For her parents, engineers who remained in Beijing to work, the wait was agonizing. "At first I thought it was a train," recalled Denofsky's mother, "Maggie" Yu Lan Jiang, who now lives in Washington Twp. "There was a weird blue flash and the building started to shake."
Their Beijing apartment in shambles, they spent the night under umbrellas in the rain. Initial reports named Tianjin as the epicenter, and they didn't know if their daughter was alive or dead. Jiang's brother and niece had been on a train to Beijing from northeastern China; their route would pass through Tangshan.
"I remember standing around doing laundry and crying," Jiang recalled.
In the midst of the chaos, Denofsky's father, Feng Hai Li, caught a train to Tianjin the next morning with the help of a colleague who had railroad connections.
Denofsky didn't understand why she had to cut short her vacation by coming home. "We were having fun," she said. "It was exciting."
The neighbors cheered when Li returned with his daughter, safe and sound. A week later the family learned that Jiang's brother and niece also survived. The conductor of their train narrowly averted disaster; he stopped the train just shy of its arrival in Tangshan. They were stranded on the train for a week.
Other families were not so lucky. Jiang had an acquaintance who lost 20 family members; the two lone survivors had gone out of town that week.
Rescue efforts were relatively primitive. "I remember rescuers digging with their hands until their fingernails fell out," Denofsky said. While equipment today is more sophisticated, rescue workers will be hampered by the more rugged, treacherous terrain in Sichuan province.
Denofsky met her husband, Dan, in 1990 in Beijing, where he was taking part in a summer program through Arizona State University. She teaches English part time at Centerville High School and also works as a translator.
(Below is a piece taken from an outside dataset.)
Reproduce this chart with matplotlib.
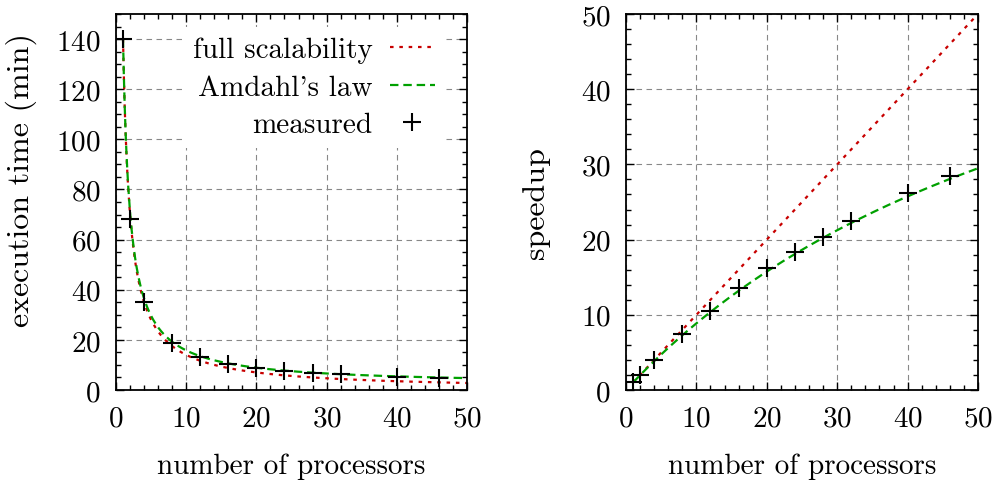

April's parents live nearby; both of them work at the Washington Twp. Dorothy Lane Market store.
"It really makes me mad that some people are saying this tragedy is karma for the way the Chinese government treats the people of Tibet," Denofsky said. "How can people say these things? Was Hurricane Katrina God's wrath against the people of the United States? Of course not. It was a natural disaster."
She added, "This brings it all back. We are so worried about those people. Especially the children."